As Coloradans, our wild places tie us together. When you live here, as I have for 45 years, you learn that perhaps the one thing that most connects us to one another is our need to be outside. You learn that, collectively, we are compelled to experience the stabilizing force of our natural surroundings. And today, as the world continues to become more crowded and chaotic, the personal sense of security derived from things that are permanent—or seem to be permanent—like the wilderness, is more important than ever.

It’s critical to remember, though, that our landscapes are not static, but rather living, dynamic environments full of both the calm and fury of nature. We should all want to keep them that way. We should want to maintain these treasures for our children, and our children’s children, so they can experience the flows and patterns and sensuousness of the outdoors. I am a nature photographer, and I can say this without reservation: It is one thing to view photographs of our wilds, and something else entirely to be in those landscapes. There is no substitute for tasting, smelling, feeling, and hearing wilderness. The mineral-rich flavor of a mountain stream in spring; the touch of powdery aspen bark in the summer heat; the smell of decaying leaves during autumn; the sound of winter winds whistling through blue spruce: These are the ways a Coloradan should experience the state’s abundance.

Throughout the years, we have worked diligently to safeguard these natural gifts. Today, more than 3.6 million acres of Colorado land are federally protected as wilderness, and we annually preserve tens of thousands of acres of ranches and farms through conservation easements. On top of that, we are the only entity in the world that dedicates all of its lottery profits, typically more than $100 million each year, to preserving our environment. All told, the Colorado Lottery has given more than $2.7 billion back to the state to protect more than one million of our state’s 66 million acres. That money is funneled through partners such as Great Outdoors Colorado (GOCO). Since 1992, GOCO has worked with local governments, Colorado Parks and Wildlife, and land trusts to create parks, protect open space and wildlife habitat, build trails, and preserve ranchlands and rivers.

Even with these successes, the state’s economy and ecology seem to be locked in an ongoing conflict. We need jobs for our citizens, and the energy industry is providing them in record numbers. It is reviving towns and issuing paychecks and boosting our economy. Yet, we are conflicted by fossil-fuel energy development and its negative impacts on our sublime topography. The tourism and recreation industries are setting their own records for revenues and job creation, but we need to be concerned about the harm human footfalls can cause to our natural settings as well.

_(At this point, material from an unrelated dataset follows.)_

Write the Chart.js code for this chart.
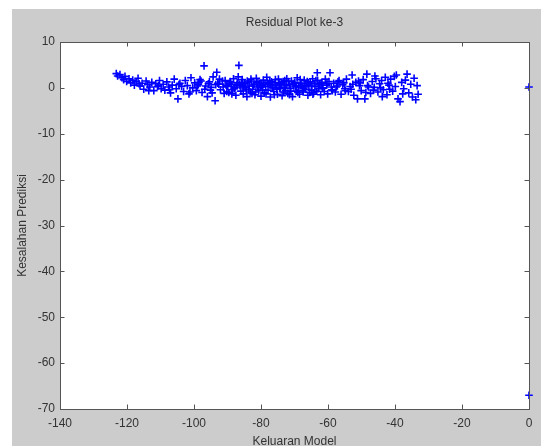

How will we balance our needs as Coloradans? We must start by having candid conversations about development and our wilderness, and we—all of us—have to be prepared to make difficult decisions in the not-too-distant future. History shows societies that protect their fresh water and forests survive longer, and that a close relationship with nature makes people healthy, happy, and prosperous. In turn, flourishing societies have the resources to preserve the environment. In biology, this is called symbiosis—one thing depends upon the other. Colorado and its citizens have long understood this intuitively; however, as we move forward, the question becomes: Do we have the wisdom, foresight, courage, and sense of obligation to continue to make choices and investments that will perpetuate Colorado’s remarkable wild places? I hope the answer is yes. It would be a shame, and a tragedy, if one day the only way we can enjoy our state’s unmatched beauty is through one of my photographs.